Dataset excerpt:
## Start

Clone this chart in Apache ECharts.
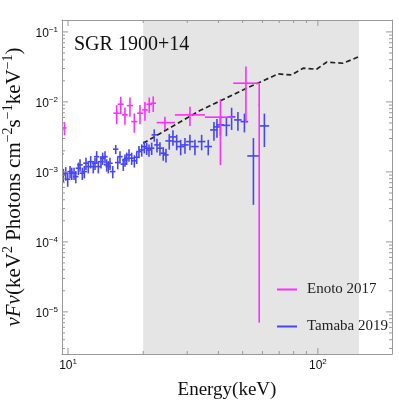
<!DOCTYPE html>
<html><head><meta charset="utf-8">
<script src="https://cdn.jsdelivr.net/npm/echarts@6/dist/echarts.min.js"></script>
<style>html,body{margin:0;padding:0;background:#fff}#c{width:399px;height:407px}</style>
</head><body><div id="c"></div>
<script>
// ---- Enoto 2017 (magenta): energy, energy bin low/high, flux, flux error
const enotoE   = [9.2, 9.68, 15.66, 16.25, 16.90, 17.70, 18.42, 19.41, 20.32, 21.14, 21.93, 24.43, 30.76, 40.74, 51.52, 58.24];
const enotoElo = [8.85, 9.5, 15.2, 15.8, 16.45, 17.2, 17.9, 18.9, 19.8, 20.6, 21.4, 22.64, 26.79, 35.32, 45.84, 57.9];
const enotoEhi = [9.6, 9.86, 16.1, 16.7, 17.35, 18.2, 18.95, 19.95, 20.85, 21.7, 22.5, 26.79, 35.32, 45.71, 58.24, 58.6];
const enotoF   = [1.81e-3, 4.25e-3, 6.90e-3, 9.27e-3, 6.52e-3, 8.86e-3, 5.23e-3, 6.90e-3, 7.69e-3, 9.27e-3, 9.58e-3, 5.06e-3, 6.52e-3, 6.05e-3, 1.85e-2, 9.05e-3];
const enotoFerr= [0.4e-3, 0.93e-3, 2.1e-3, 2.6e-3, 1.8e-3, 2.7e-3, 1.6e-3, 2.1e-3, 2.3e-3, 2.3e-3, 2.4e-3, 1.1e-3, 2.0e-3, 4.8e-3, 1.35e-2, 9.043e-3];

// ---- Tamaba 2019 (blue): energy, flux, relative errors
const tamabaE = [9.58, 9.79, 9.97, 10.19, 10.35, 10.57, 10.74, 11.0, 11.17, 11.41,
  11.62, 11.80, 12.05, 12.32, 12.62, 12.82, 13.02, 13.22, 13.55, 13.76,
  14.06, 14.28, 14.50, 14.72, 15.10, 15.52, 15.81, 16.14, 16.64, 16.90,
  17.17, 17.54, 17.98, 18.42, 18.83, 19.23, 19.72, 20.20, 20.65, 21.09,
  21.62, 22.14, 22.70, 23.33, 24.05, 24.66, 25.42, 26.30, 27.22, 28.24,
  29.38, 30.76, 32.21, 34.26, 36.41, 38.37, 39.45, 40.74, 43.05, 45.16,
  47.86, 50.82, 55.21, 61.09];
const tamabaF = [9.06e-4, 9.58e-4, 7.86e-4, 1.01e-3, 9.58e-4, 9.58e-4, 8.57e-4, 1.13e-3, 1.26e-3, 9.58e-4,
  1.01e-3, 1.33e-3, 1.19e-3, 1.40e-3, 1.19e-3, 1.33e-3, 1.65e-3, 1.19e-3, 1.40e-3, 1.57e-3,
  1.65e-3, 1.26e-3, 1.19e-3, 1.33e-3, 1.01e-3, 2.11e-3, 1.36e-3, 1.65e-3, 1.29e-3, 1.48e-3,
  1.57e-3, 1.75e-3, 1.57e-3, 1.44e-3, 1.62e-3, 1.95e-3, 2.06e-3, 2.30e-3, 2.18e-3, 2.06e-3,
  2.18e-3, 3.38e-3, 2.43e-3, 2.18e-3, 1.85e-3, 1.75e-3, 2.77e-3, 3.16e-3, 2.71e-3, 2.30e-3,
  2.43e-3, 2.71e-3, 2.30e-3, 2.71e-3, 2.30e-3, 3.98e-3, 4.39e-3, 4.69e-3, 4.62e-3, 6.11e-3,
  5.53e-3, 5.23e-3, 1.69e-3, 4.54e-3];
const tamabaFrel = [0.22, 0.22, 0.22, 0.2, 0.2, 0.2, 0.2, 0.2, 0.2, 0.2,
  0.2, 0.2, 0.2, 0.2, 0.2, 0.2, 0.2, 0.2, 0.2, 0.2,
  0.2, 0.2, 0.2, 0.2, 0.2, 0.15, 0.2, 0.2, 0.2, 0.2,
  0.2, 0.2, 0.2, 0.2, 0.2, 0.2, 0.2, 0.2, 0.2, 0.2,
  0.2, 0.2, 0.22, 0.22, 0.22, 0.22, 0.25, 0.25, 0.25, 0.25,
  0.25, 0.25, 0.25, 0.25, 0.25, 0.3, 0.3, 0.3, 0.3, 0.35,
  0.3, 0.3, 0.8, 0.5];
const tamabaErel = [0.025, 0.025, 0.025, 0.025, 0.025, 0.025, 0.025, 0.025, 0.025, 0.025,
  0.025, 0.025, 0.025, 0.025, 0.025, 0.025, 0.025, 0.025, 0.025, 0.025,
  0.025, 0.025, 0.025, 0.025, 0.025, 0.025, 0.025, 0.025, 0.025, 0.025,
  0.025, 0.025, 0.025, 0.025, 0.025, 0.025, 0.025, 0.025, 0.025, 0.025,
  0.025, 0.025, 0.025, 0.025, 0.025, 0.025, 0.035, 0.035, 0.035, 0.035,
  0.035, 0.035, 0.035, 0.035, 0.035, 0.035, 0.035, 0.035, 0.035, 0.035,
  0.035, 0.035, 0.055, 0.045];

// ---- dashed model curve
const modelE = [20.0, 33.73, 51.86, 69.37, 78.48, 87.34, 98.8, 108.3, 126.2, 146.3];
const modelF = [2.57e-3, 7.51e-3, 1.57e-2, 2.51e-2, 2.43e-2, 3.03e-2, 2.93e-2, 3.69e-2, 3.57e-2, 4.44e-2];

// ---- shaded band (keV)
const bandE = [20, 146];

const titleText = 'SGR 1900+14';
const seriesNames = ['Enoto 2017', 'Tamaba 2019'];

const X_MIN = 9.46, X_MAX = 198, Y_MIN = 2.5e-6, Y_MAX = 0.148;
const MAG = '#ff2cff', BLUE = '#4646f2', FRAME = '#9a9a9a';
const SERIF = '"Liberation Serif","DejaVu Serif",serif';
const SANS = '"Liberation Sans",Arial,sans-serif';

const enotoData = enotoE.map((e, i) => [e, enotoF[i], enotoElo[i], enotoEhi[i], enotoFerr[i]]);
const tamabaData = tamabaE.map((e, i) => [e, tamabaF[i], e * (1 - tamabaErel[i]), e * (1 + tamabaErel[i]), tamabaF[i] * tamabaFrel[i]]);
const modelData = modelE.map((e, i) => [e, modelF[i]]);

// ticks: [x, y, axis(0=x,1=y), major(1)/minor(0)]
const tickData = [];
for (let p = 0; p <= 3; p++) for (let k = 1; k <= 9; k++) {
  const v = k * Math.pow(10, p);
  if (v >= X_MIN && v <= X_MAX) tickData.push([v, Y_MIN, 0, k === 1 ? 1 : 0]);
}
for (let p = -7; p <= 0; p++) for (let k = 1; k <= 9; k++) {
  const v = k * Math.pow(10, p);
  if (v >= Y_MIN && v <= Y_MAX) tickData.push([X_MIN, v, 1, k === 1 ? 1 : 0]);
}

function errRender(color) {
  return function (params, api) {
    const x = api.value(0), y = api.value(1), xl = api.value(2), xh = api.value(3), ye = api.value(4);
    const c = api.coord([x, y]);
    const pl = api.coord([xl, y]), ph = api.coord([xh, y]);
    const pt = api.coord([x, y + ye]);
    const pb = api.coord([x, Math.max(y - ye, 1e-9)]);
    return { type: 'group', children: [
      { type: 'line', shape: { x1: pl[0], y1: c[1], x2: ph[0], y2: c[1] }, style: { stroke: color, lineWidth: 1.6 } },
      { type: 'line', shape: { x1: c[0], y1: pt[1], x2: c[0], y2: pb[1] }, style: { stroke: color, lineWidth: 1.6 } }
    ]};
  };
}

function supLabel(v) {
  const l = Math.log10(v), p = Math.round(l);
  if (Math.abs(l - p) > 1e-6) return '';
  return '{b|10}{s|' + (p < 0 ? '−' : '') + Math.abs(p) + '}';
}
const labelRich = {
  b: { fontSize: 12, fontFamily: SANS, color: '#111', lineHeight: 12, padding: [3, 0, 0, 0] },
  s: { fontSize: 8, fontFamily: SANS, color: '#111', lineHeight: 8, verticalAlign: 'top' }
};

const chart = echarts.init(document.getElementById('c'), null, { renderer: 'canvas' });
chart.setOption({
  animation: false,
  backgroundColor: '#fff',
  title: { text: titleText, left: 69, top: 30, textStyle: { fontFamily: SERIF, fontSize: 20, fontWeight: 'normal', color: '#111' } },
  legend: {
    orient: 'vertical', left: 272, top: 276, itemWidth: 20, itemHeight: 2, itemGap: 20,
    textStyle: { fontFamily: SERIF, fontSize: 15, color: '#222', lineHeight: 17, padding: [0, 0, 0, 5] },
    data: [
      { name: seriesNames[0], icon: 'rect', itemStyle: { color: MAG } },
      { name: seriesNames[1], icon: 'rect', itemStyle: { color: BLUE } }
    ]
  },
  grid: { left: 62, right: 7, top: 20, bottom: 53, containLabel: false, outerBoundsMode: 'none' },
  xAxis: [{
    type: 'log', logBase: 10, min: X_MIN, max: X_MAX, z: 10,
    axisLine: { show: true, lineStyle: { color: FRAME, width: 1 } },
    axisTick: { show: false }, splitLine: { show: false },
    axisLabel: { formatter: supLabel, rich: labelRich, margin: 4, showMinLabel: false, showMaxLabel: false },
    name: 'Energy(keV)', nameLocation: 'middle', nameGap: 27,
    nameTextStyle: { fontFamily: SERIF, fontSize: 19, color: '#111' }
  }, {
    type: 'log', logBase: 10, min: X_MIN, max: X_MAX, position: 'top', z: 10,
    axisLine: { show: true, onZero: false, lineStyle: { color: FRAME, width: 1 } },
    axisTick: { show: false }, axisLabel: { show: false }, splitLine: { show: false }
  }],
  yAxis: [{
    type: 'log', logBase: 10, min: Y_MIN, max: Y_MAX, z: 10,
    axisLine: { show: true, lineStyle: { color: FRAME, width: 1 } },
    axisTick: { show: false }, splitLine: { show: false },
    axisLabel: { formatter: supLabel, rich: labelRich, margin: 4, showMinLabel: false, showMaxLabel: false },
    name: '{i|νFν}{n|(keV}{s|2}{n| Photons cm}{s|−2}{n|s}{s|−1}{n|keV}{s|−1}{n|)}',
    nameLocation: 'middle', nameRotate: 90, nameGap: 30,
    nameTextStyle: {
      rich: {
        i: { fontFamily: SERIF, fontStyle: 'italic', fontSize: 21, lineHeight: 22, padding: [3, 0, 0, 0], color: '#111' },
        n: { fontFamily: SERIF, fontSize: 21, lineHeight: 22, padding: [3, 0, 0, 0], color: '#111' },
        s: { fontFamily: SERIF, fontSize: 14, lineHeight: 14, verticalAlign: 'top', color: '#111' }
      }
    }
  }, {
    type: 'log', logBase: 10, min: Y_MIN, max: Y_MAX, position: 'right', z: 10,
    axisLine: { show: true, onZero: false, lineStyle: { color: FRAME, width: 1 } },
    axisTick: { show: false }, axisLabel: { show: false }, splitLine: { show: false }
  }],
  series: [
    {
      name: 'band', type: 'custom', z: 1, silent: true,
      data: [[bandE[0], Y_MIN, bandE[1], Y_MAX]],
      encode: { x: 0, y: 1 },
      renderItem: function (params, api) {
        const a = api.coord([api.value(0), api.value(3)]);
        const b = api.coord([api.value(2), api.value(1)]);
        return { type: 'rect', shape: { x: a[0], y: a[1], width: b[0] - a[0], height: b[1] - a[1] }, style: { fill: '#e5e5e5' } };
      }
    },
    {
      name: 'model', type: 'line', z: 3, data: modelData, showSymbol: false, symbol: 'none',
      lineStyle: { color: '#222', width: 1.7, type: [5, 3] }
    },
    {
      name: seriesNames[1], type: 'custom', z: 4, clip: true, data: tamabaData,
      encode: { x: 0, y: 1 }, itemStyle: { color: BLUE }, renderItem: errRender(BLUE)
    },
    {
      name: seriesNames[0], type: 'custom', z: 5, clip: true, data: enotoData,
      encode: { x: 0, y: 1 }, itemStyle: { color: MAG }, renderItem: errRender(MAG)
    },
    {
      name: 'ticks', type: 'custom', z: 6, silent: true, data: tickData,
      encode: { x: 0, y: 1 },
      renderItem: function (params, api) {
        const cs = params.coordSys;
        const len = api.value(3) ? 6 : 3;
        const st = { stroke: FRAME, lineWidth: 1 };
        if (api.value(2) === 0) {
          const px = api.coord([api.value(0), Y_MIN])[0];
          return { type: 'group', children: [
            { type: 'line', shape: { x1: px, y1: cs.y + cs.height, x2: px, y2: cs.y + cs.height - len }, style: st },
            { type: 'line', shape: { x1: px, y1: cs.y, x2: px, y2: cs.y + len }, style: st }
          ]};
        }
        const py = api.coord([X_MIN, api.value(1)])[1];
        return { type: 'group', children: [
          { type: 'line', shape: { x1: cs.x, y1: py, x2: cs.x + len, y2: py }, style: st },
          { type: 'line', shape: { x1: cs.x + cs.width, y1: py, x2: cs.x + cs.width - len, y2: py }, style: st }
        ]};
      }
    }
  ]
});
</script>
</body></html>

## End
## Start

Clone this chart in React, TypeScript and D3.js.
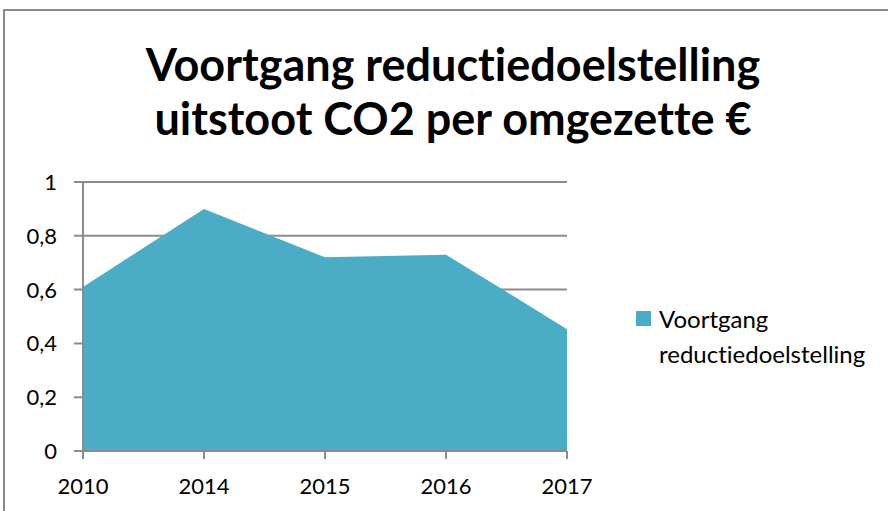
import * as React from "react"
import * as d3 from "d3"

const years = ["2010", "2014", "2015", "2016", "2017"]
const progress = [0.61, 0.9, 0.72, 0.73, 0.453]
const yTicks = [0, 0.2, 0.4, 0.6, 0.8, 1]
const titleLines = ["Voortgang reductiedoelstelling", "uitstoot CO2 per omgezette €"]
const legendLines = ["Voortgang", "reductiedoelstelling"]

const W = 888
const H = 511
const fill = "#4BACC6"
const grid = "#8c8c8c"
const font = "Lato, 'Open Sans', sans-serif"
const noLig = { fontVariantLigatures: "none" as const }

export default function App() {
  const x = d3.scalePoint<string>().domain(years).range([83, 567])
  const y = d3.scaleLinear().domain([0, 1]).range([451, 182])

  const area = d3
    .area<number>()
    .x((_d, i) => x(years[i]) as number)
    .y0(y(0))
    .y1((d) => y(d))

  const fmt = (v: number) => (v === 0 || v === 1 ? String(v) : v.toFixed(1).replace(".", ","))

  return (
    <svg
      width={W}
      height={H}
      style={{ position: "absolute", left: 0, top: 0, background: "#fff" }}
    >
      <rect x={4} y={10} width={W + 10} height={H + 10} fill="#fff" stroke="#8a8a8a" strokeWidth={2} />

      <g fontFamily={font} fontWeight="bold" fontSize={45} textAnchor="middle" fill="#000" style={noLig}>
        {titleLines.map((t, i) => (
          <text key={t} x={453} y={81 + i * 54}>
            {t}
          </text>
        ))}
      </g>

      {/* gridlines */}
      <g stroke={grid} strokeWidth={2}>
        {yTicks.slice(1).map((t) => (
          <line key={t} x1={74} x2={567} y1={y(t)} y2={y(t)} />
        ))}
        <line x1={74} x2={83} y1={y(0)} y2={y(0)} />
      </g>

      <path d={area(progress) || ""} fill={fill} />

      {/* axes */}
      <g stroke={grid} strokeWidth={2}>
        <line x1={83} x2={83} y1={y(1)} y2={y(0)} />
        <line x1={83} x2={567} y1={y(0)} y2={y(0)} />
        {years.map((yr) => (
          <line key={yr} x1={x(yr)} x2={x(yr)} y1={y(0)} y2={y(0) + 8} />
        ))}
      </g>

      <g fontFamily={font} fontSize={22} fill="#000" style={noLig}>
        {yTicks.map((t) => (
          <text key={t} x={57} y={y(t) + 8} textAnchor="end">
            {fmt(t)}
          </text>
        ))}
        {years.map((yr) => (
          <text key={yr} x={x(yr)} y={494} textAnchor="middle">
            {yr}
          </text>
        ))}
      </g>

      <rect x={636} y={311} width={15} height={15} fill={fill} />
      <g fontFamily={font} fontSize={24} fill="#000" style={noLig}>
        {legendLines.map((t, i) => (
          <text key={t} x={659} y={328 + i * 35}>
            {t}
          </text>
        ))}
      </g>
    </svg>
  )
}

## End

Aim
Copy word for word only the lines above from the one with "Clone this chart in Apache ECharts." through the one with "4.8e-3, 1.35e-2, 9.043e-3];". Leave pictures out.

Solution to the exercise
Clone this chart in Apache ECharts.
<!DOCTYPE html>
<html><head><meta charset="utf-8">
<script src="https://cdn.jsdelivr.net/npm/echarts@6/dist/echarts.min.js"></script>
<style>html,body{margin:0;padding:0;background:#fff}#c{width:399px;height:407px}</style>
</head><body><div id="c"></div>
<script>
// ---- Enoto 2017 (magenta): energy, energy bin low/high, flux, flux error
const enotoE   = [9.2, 9.68, 15.66, 16.25, 16.90, 17.70, 18.42, 19.41, 20.32, 21.14, 21.93, 24.43, 30.76, 40.74, 51.52, 58.24];
const enotoElo = [8.85, 9.5, 15.2, 15.8, 16.45, 17.2, 17.9, 18.9, 19.8, 20.6, 21.4, 22.64, 26.79, 35.32, 45.84, 57.9];
const enotoEhi = [9.6, 9.86, 16.1, 16.7, 17.35, 18.2, 18.95, 19.95, 20.85, 21.7, 22.5, 26.79, 35.32, 45.71, 58.24, 58.6];
const enotoF   = [1.81e-3, 4.25e-3, 6.90e-3, 9.27e-3, 6.52e-3, 8.86e-3, 5.23e-3, 6.90e-3, 7.69e-3, 9.27e-3, 9.58e-3, 5.06e-3, 6.52e-3, 6.05e-3, 1.85e-2, 9.05e-3];
const enotoFerr= [0.4e-3, 0.93e-3, 2.1e-3, 2.6e-3, 1.8e-3, 2.7e-3, 1.6e-3, 2.1e-3, 2.3e-3, 2.3e-3, 2.4e-3, 1.1e-3, 2.0e-3, 4.8e-3, 1.35e-2, 9.043e-3];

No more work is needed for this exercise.